When the fungus infects host plants, a series of effector proteins (e.g., cell wall degrading enzymes) are secreted into the host tissue to destroy intracellular components, interfering with their defense response
[50][53]. The analysis of the proteome has been successfully made for some fungal plant pathogens. For instance, some studies have shown that cell wall degrading enzymes such as pectin, esterases, xylanases, pectate lyases, or galacturonases are upregulated in
L. theobromae [52],
M. oryzae [51], and
F. graminearum [56], suggesting their pathogenicity on grapevines, rice, and barley, respectively. Moreover, the hydrolase glucan-β-glucosidase was found to be involved in the virulence of
C. higginsianum [57] and
Alternaria alternata [58]. Some effector proteins secreted by fungal pathogens, such as avirulence proteins (Avr), are delivered into the host plant, which have the potential to suppress pathogen-associated molecular patterns (PAMPs)-triggered immunity
[59]. However, these pathogen-derived avirulence proteins are recognized by plant receptor proteins encoded by R genes, resulting in effector-triggered immunity that leads to fast responses
[60].
As mentioned above, proteomics has been applied to unveil key proteins of several plant pathogens as well as those involved in plant defense under a pathogen attack. Nevertheless, no proteomic studies have been performed with members of the genus
Diaporthe nor for their interaction with plants. As the proteome profiling during infection can identify specific proteins involved in plant disease resistance and pathogenicity processes
[61], in-depth studies and comparative proteomics should be undertaken to reveal molecular mechanisms of
Diaporthe—plant interactions as well as the susceptibility or resistance in plants. These studies will assist in the discovery of novel proteins that might be potential candidates for the enhancement of tolerance to fungal diseases.
4. Metabolomics
Currently, mass spectrometry (MS) has become a highly sensitive tool used for the identification and quantification of metabolites. Nuclear magnetic resonance (NMR) and types of mass analyzers are commonly used for metabolomic studies, such as capillary electrophoresis mass spectrometry (CE-MS), gas chromatography mass spectrometry (GC–MS), liquid chromatography mass spectrometry (LC–MS), and matrix-assisted laser desorption/ionization mass spectrometry (MALDI-MS)
[62].
The increasing number of sequenced genomes and the scalable metabolomics approaches have largely expanded the access to the metabolite repertoire of fungi
[63]. The awareness that fungi are a source of beneficial compounds came up after Sir Alexander Fleming in 1928 discovered penicillin
[64]. This first broad-spectrum antibiotic was produced by the fungus
Penicillium notatum (syn.
P. rubens) and was considered as the ‘wonder drug’ of World War II
[65]. After this event, the study of microorganisms as sources for antibiotics gave rise to the golden era for the discovery of natural products from fungi
[66]. Species of the genus
Diaporthe, for instance, are well known as producers of several compounds (e.g., polyketides, indoles, and terpenes) with potential applications in pharmacology and biomedicine
[67].
Besides that, metabolomics research of plant pathogenic fungi has gained attention, since it allows the identification of metabolites, their functions, and metabolic pathways involved in pathogenicity
[68][69][70]. Moreover, metabolomics profiling of host plants has also been performed to elucidate plant responses to abiotic and biotic stresses and to evaluate plant adaptations to such conditions
[71]. For instance, Dickinson et al.
[72] applied the LC–MS method to investigate metabolite changes of
Medicago tranuclata under drought stress and infection with
F. oxysporum. The authors stated that under pathogen infection, an increase in flavonoids, sucrose relocation from leaves to roots, and a decrease in organic acids were observed. Also, Jones et al.
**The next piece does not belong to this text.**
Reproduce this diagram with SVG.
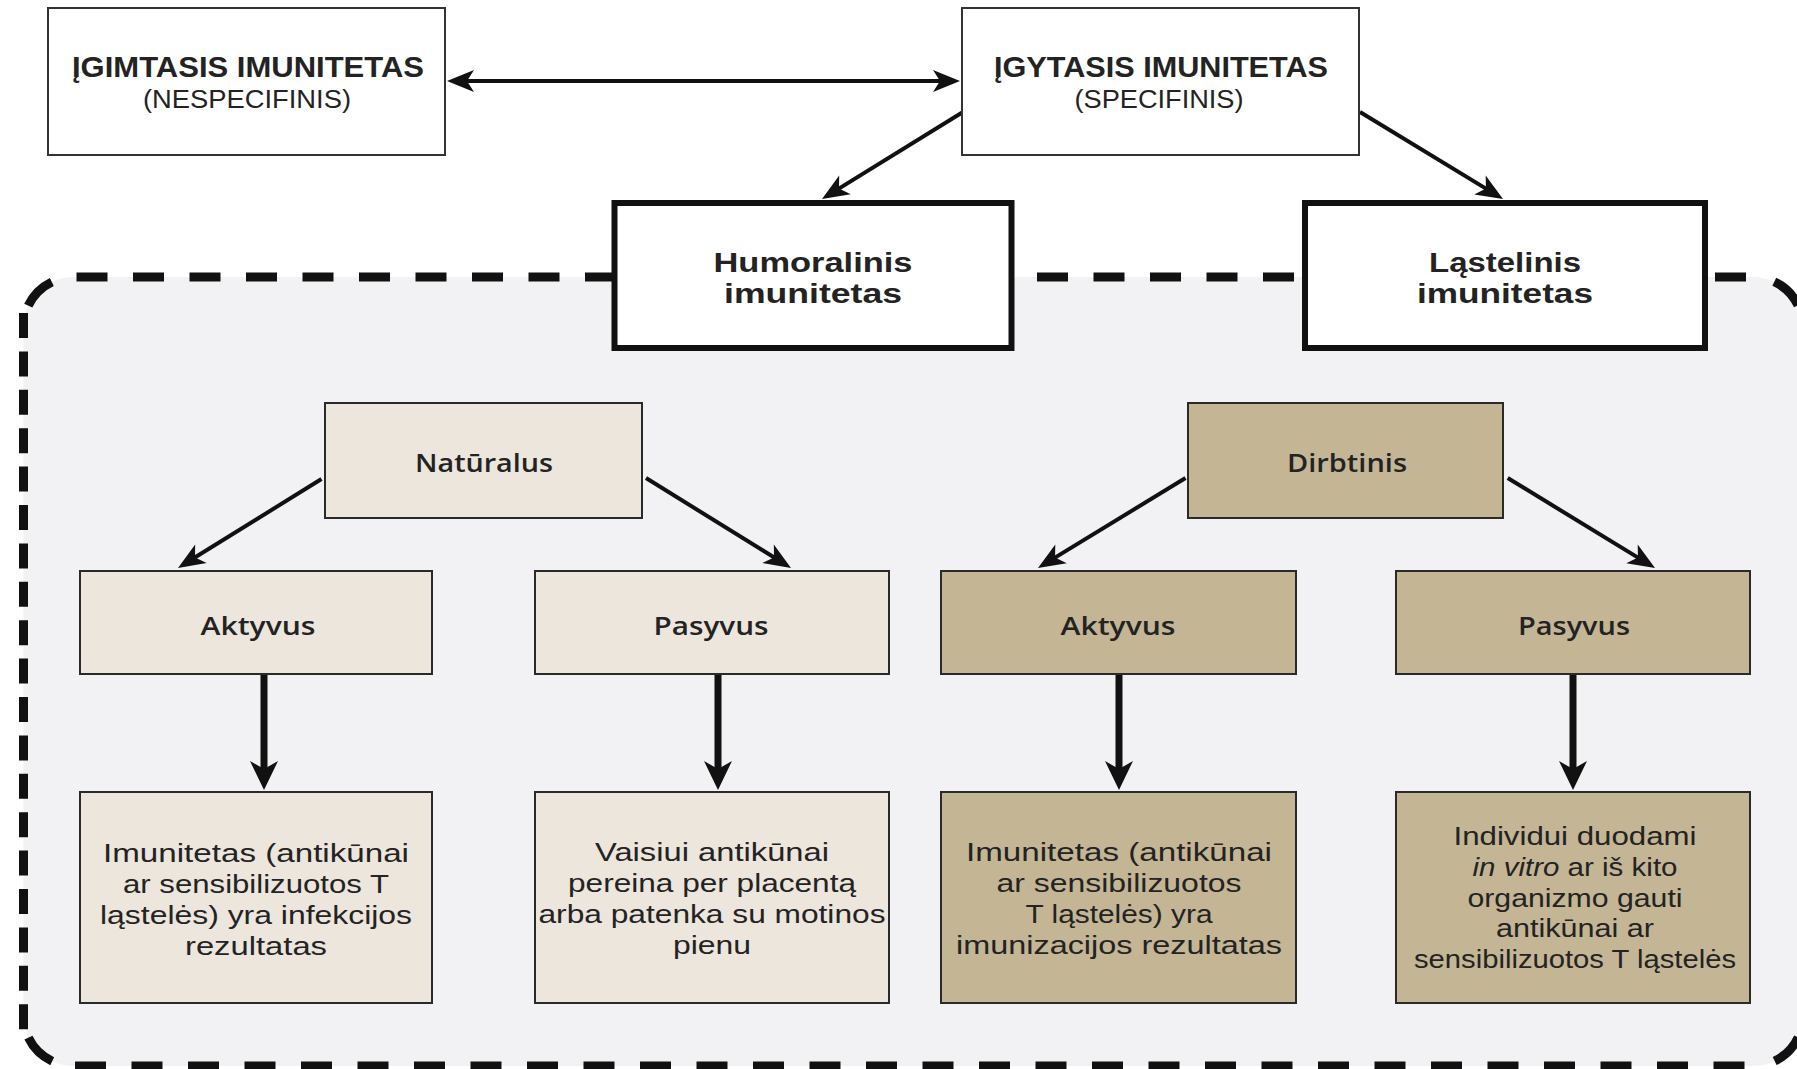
<svg xmlns="http://www.w3.org/2000/svg" width="1797" height="1069" viewBox="0 0 1797 1069">
<defs>
<style>
.bg{fill:#ffffff}
.cont{fill:#f2f2f4;stroke:none}
.dh{fill:none;stroke:#111;stroke-width:9;stroke-dasharray:31 25.5}
.dv{fill:none;stroke:#111;stroke-width:9;stroke-dasharray:25 13.4}
.dc{fill:none;stroke:#111;stroke-width:9;stroke-dasharray:0 22 34 200}
.top{fill:#fff;stroke:#333;stroke-width:2}
.thick{fill:#fff;stroke:#111;stroke-width:6}
.nat{fill:#ece6dd;stroke:#2a2a2a;stroke-width:2}
.art{fill:#c4b595;stroke:#2a2a2a;stroke-width:2}
text{font-family:"Liberation Sans","Open Sans",Arial,sans-serif;fill:#232323;text-anchor:middle}
.t1{font-size:30px;font-weight:bold}
.t2{font-size:26px}
.tb{font-size:28px;font-weight:bold}
.lb{font-family:"Open Sans","Liberation Sans",sans-serif;font-size:26px;font-weight:600}
.bd{font-family:"Liberation Sans","Open Sans",sans-serif;font-size:25px}
.ln{fill:none;stroke:#111;stroke-width:4}
.lnb{fill:none;stroke:#111;stroke-width:7}
</style>
<marker id="ah" viewBox="-28 -12 30 24" refX="-6" refY="0" markerWidth="30" markerHeight="24" markerUnits="userSpaceOnUse" orient="auto-start-reverse">
<path d="M0,0 L-27,-11 L-20,0 L-27,11 Z" fill="#111"/>
</marker>
<marker id="ahb" viewBox="-30 -15 32 30" refX="-8" refY="0" markerWidth="32" markerHeight="30" markerUnits="userSpaceOnUse" orient="auto">
<path d="M0,0 L-29,-14 L-21,0 L-29,14 Z" fill="#111"/>
</marker>
</defs>
<rect class="bg" x="0" y="0" width="1797" height="1069"/>

<g id="container">
<rect class="cont" x="23.5" y="277" width="1779.5" height="789" rx="50"/>
<path class="dh" d="M73.5,277 H1753" stroke-dashoffset="53.5"/>
<path class="dh" d="M73.5,1066 H1753" stroke-dashoffset="55"/>
<path class="dv" d="M23.5,313 V1030"/>
<path class="dv" d="M1803,313 V1030"/>
<path class="dc" d="M23.5,327 A50,50 0 0 1 73.5,277"/>
<path class="dc" d="M73.5,1066 A50,50 0 0 1 23.5,1016"/>
<path class="dc" d="M1753,277 A50,50 0 0 1 1803,327"/>
<path class="dc" d="M1803,1016 A50,50 0 0 1 1753,1066"/>
</g>

<g id="connectors">
<line class="ln" x1="453" y1="81" x2="954" y2="81" marker-start="url(#ah)" marker-end="url(#ah)"/>
<line class="ln" x1="963" y1="112" x2="827.1" y2="195.9" marker-end="url(#ah)"/>
<line class="ln" x1="1360" y1="112" x2="1497.9" y2="195.9" marker-end="url(#ah)"/>
<line class="ln" x1="321.5" y1="479" x2="183.1" y2="564.8" marker-end="url(#ah)"/>
<line class="ln" x1="646" y1="478" x2="785.9" y2="564.8" marker-end="url(#ah)"/>
<line class="ln" x1="1185.5" y1="478" x2="1043.1" y2="564.9" marker-end="url(#ah)"/>
<line class="ln" x1="1507.7" y1="478" x2="1649.9" y2="564.9" marker-end="url(#ah)"/>
<line class="lnb" x1="264" y1="675" x2="264" y2="782" marker-end="url(#ahb)"/>
<line class="lnb" x1="718" y1="675" x2="718" y2="782" marker-end="url(#ahb)"/>
<line class="lnb" x1="1119" y1="675" x2="1119" y2="782" marker-end="url(#ahb)"/>
<line class="lnb" x1="1573" y1="675" x2="1573" y2="782" marker-end="url(#ahb)"/>
</g>

<g id="igimtasis">
<rect class="top" x="48" y="8" width="397" height="147"/>
<text class="t1" x="248" y="77" textLength="352" lengthAdjust="spacingAndGlyphs">ĮGIMTASIS IMUNITETAS</text>
<text class="t2" x="247" y="108" textLength="208" lengthAdjust="spacingAndGlyphs">(NESPECIFINIS)</text>
</g>

<g id="igytasis">
<rect class="top" x="962" y="8" width="397" height="147"/>
<text class="t1" x="1161" y="77" textLength="334" lengthAdjust="spacingAndGlyphs">ĮGYTASIS IMUNITETAS</text>
<text class="t2" x="1159" y="108" textLength="169" lengthAdjust="spacingAndGlyphs">(SPECIFINIS)</text>
</g>

<g id="humoralinis">
<rect class="thick" x="614.5" y="203" width="397" height="145"/>
<text class="tb" x="813" y="272" textLength="199" lengthAdjust="spacingAndGlyphs">Humoralinis</text>
<text class="tb" x="813" y="303" textLength="178" lengthAdjust="spacingAndGlyphs">imunitetas</text>
</g>

<g id="lastelinis">
<rect class="thick" x="1305" y="203" width="400" height="145"/>
<text class="tb" x="1505" y="272" textLength="152" lengthAdjust="spacingAndGlyphs">Ląstelinis</text>
<text class="tb" x="1505" y="303" textLength="176" lengthAdjust="spacingAndGlyphs">imunitetas</text>
</g>

<g id="naturalus">
<rect class="nat" x="325" y="403" width="317" height="115"/>
<text class="lb" x="484" y="472" textLength="138" lengthAdjust="spacingAndGlyphs">Natūralus</text>
</g>

<g id="dirbtinis">
<rect class="art" x="1188" y="403" width="315" height="115"/>
<text class="lb" x="1347" y="472" textLength="120" lengthAdjust="spacingAndGlyphs">Dirbtinis</text>
</g>

<g id="nat-aktyvus">
<rect class="nat" x="80" y="571" width="352" height="103"/>
<text class="lb" x="258" y="635" textLength="115" lengthAdjust="spacingAndGlyphs">Aktyvus</text>
</g>

<g id="nat-pasyvus">
<rect class="nat" x="535" y="571" width="354" height="103"/>
<text class="lb" x="711" y="635" textLength="115" lengthAdjust="spacingAndGlyphs">Pasyvus</text>
</g>

<g id="dirb-aktyvus">
<rect class="art" x="941" y="571" width="355" height="103"/>
<text class="lb" x="1118" y="635" textLength="115" lengthAdjust="spacingAndGlyphs">Aktyvus</text>
</g>

<g id="dirb-pasyvus">
<rect class="art" x="1396" y="571" width="354" height="103"/>
<text class="lb" x="1574" y="635" textLength="112" lengthAdjust="spacingAndGlyphs">Pasyvus</text>
</g>

<g id="nat-aktyvus-result">
<rect class="nat" x="80" y="792" width="352" height="211"/>
<text class="bd" x="256" y="862" textLength="306" lengthAdjust="spacingAndGlyphs">Imunitetas (antikūnai</text>
<text class="bd" x="256" y="893" textLength="266" lengthAdjust="spacingAndGlyphs">ar sensibilizuotos T</text>
<text class="bd" x="256" y="924" textLength="312" lengthAdjust="spacingAndGlyphs">ląstelės) yra infekcijos</text>
<text class="bd" x="256" y="955" textLength="142" lengthAdjust="spacingAndGlyphs">rezultatas</text>
</g>

<g id="nat-pasyvus-result">
<rect class="nat" x="535" y="792" width="354" height="211"/>
<text class="bd" x="712" y="861" textLength="234" lengthAdjust="spacingAndGlyphs">Vaisiui antikūnai</text>
<text class="bd" x="712" y="892" textLength="288" lengthAdjust="spacingAndGlyphs">pereina per placentą</text>
<text class="bd" x="712" y="923" textLength="347" lengthAdjust="spacingAndGlyphs">arba patenka su motinos</text>
<text class="bd" x="712" y="954" textLength="78" lengthAdjust="spacingAndGlyphs">pienu</text>
</g>

<g id="dirb-aktyvus-result">
<rect class="art" x="941" y="792" width="355" height="211"/>
<text class="bd" x="1119" y="861" textLength="306" lengthAdjust="spacingAndGlyphs">Imunitetas (antikūnai</text>
<text class="bd" x="1119" y="892" textLength="245" lengthAdjust="spacingAndGlyphs">ar sensibilizuotos</text>
<text class="bd" x="1119" y="923" textLength="187" lengthAdjust="spacingAndGlyphs">T ląstelės) yra</text>
<text class="bd" x="1119" y="954" textLength="326" lengthAdjust="spacingAndGlyphs">imunizacijos rezultatas</text>
</g>

<g id="dirb-pasyvus-result">
<rect class="art" x="1396" y="792" width="354" height="211"/>
<text class="bd" x="1575" y="845" textLength="243" lengthAdjust="spacingAndGlyphs">Individui duodami</text>
<text class="bd" x="1575" y="876" textLength="205" lengthAdjust="spacingAndGlyphs"><tspan font-style="italic">in vitro</tspan> ar iš kito</text>
<text class="bd" x="1575" y="907" textLength="215" lengthAdjust="spacingAndGlyphs">organizmo gauti</text>
<text class="bd" x="1575" y="937" textLength="158" lengthAdjust="spacingAndGlyphs">antikūnai ar</text>
<text class="bd" x="1575" y="968" textLength="322" lengthAdjust="spacingAndGlyphs">sensibilizuotos T ląstelės</text>
</g>
</svg>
[73] used a meta-analytical method based on GC–MS/MS, LC–MS/MS, and NMR to evaluate rice plants at different time points after infection by
M. grisea. These authors proposed that the production of a large amount of alanine caused by fungi may lead to cell death and thereby promoting
M. grisea infection, suggesting that metabolomics may help evaluating the overall effects of pathogen infection on plant hosts
[74].
It has also been suggested that metabolomic profiling in fungal-plant interactions provide important information for the early diagnosis of several fungal plant pathogens
[71][74][75]. Hu et al.
[74] used the GC–MS method to analyze the metabolic profiling of strawberry infected with
Botrytis cinerea and identified biomarkers in the early stage of disease development. Moreover, Zeiss et al.
[75] analyzed the metabolic profiling of tomato plants infected with
Ralstonia solanacearum using the LC–MS method and detected metabolites that may be used as biomarkers for an early infection diagnosis (e.g., phenylpropanoids, phenolic acids, and flavonoids). Additionally, plant metabolomics can also help identify and link genes associated with resistance to fungal pathogens. For instance, Kage et al.
[76] have also reported an increase in the metabolite coumaroylagmatine in a tolerant wheat variety to
Fusarium head blight. The analysis of these compounds and their metabolic pathways paved the way for the detection of a gene (agmatine coumaroyl transferase) that confers resistance against
F. graminearum [76].
Several studies have been focused to identify a wide range of metabolites produced by species of
Diaporthe with biotechnological applications
[67]. Nevertheless, there is still a lack of metabolomic studies on the interaction between species of
Diaporthe and their hosts. Therefore, metabolomic approaches should be performed in
Diaporthe-infected plants to elucidate the metabolic pathways involved in pathogenicity, as well as secreted metabolites as potential biomarkers for early disease diagnosis
[68]. Moreover, unveiling metabolic features responsible for plant survival under stress conditions (e.g., pathogen attack) could facilitate crop improvement for biotic-stress tolerance, through the application of unique metabolites in formulations
[48][71].